CONOSCENTI ARRUOLATI – «Un magazziniere e un giocatore, ma non in prima linea. A Kiev per fortuna non c’è più nessuno, siamo riusciti a spostare i giocatori nella parte occidentale del Paese. Portarli fuori purtroppo non si può: chi ha tra i 18 e i 60 anni non può lasciare l’Ucraina. Alcuni dipendenti vivevano a Irpin, le loro case sono state bombardate. Il dottore abita a Obolon, bombe anche lì».

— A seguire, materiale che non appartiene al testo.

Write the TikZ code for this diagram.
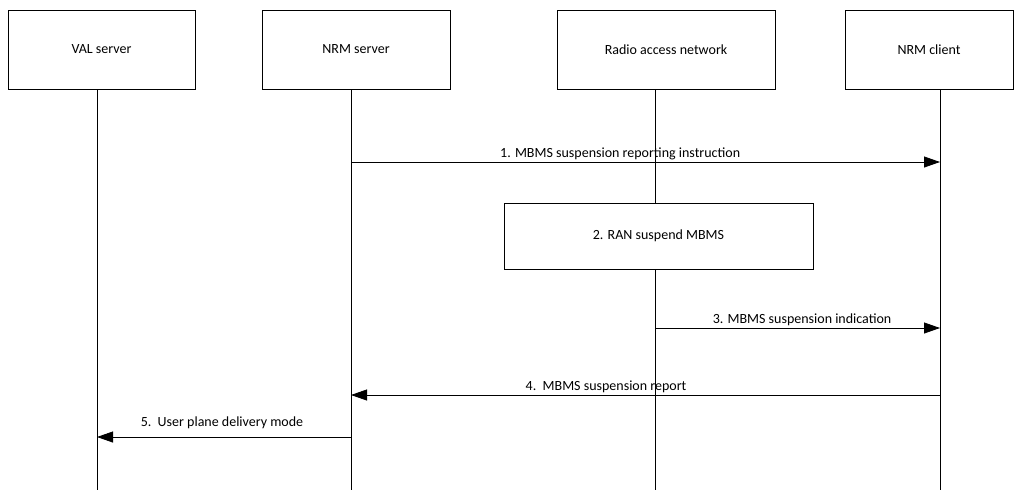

CAMPANELLO D’ALLARME – «Il giorno di City-Tottenham. Dovevamo sorvolare il Mar Nero, ma c’erano esercitazioni russe. Campanello d’allarme. Arriviamo a Kiev, ci fermiamo in hotel: non sono mai tornato a casa, avevo una brutta sensazione. Lunedì 21 Putin fa quella conferenza stampa pazzesca: cinico, prepotente, dice che l’Ucraina non ha senso di esistere, riconosce il Donbass e Lugansk. Errore: l’ho visto con i dipendenti del club, tutti del Donbass e filorussi. E ora orgogliosamente ucraini. Comunque, pensavano tutti si fermasse lì. Il mattino del 23 facciamo allenamento, mica tanto tranquilli: in ufficio avevamo una mappa con le linee evidenziate per il tragitto da fare, verso la Polonia, la Slovacchia e la Romania. Alle 17 arriva un messaggio audio dall’ambasciata italiana: lasciare urgentemente il Paese. Ribadito da un whatsapp delle 20.27».